Hybrid approaches combine different models or methods to improve results. Because they mix strengths, it is important to look at multiple metrics like accuracy, precision, recall, and F1 score. This helps us understand if the hybrid model balances finding correct answers (precision) and not missing important cases (recall).

For example, in text classification, a hybrid model might use rules plus machine learning. We want to check if it catches more true cases (high recall) without adding too many wrong ones (high precision). The F1 score is useful because it balances these two.

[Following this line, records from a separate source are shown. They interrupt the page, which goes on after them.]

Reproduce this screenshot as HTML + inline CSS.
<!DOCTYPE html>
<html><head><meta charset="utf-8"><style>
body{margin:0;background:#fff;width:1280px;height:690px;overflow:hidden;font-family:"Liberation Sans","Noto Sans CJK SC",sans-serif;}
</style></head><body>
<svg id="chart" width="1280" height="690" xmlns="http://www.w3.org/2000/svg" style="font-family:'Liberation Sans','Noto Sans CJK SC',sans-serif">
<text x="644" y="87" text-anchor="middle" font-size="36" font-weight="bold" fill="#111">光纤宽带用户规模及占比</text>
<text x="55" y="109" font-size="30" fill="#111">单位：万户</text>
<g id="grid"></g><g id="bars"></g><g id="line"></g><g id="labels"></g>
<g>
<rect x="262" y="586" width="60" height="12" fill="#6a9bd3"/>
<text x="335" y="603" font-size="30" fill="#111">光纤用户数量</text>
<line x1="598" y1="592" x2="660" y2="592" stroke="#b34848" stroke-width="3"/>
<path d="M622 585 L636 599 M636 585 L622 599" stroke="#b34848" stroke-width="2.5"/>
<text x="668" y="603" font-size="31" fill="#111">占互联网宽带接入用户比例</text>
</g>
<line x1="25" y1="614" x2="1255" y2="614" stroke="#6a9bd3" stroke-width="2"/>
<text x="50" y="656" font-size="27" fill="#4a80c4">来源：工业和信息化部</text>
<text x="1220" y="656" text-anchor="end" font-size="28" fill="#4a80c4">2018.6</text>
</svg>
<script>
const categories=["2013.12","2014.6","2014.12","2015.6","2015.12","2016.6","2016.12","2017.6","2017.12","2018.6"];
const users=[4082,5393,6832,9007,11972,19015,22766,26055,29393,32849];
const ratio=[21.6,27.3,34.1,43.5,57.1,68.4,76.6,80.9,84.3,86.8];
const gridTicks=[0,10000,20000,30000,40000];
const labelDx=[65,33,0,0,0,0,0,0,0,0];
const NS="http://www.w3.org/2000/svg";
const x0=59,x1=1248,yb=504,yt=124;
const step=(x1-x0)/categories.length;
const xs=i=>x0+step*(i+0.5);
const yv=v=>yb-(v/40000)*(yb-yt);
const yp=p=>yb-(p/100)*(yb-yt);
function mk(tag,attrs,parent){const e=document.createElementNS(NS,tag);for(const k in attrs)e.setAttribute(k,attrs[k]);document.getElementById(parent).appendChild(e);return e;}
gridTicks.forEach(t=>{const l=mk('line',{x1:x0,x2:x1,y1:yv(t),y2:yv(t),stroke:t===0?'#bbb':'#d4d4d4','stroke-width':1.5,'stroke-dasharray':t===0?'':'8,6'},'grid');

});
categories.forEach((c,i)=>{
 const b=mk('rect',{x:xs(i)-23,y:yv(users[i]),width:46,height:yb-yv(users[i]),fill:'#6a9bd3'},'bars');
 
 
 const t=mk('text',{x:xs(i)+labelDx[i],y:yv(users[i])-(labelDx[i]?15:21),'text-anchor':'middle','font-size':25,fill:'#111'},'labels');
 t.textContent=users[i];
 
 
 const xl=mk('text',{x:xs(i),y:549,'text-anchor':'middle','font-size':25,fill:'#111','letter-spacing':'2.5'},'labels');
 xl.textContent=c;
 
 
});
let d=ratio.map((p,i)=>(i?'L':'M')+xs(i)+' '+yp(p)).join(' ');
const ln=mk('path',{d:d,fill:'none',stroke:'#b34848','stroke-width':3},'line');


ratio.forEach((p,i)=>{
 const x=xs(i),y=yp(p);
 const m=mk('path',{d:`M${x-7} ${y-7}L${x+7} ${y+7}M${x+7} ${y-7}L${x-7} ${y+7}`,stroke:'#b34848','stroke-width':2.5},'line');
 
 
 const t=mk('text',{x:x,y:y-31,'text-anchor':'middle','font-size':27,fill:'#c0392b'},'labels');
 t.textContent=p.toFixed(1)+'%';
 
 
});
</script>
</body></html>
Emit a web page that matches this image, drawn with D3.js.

Confusion matrix for Hybrid approaches
      | Predicted Positive | Predicted Negative |
      |--------------------|--------------------|
      | True Positive (TP)  | False Negative (FN) |
      | False Positive (FP) | True Negative (TN)  |

      Example:
      TP = 85, FP = 15, FN = 10, TN = 90

      Total samples = 85 + 15 + 10 + 90 = 200

      Precision = TP / (TP + FP) = 85 / (85 + 15) = 0.85
      Recall = TP / (TP + FN) = 85 / (85 + 10) = 0.8947
      F1 Score = 2 * (Precision * Recall) / (Precision + Recall) ≈ 0.871
    
Precision vs Recall tradeoff in Hybrid approaches

Hybrid models often improve recall by combining methods that catch different cases. But this can lower precision if more false positives appear.

Example: A spam filter using rules plus machine learning might catch more spam emails (higher recall) but also mark some good emails as spam (lower precision).

Choosing the right balance depends on the goal. If missing spam is worse, prioritize recall. If wrongly blocking good emails is worse, prioritize precision.

What good vs bad metric values look like for Hybrid approaches
  • Good: Precision and recall both above 0.8, F1 score close to 0.85 or higher. This means the hybrid model finds most true cases and keeps false alarms low.
  • Bad: Precision below 0.5 or recall below 0.5. This means the model either makes too many mistakes or misses many true cases, defeating the purpose of combining methods.
  • Accuracy alone can be misleading if classes are imbalanced. For example, 90% accuracy might hide poor recall on a rare class.
Common pitfalls in evaluating Hybrid approaches
  • Accuracy paradox: High accuracy but poor recall or precision on important classes.
  • Data leakage: When training data leaks into testing, hybrid models may seem better but fail in real use.
  • Overfitting: Hybrid models can overfit if combining too many complex parts, showing great training results but poor new data performance.
  • Ignoring class imbalance: Hybrid models may favor majority classes, so metrics like recall per class are important.
Self-check question

Your hybrid model has 98% accuracy but only 12% recall on the fraud class. Is it good for production? Why or why not?

Answer: No, it is not good. Even though accuracy is high, the model misses 88% of fraud cases (low recall). This means many frauds go undetected, which is risky. For fraud detection, high recall is critical to catch as many frauds as possible.

Key Result
Hybrid approaches require balanced metrics like precision, recall, and F1 score to ensure improved detection without many false alarms.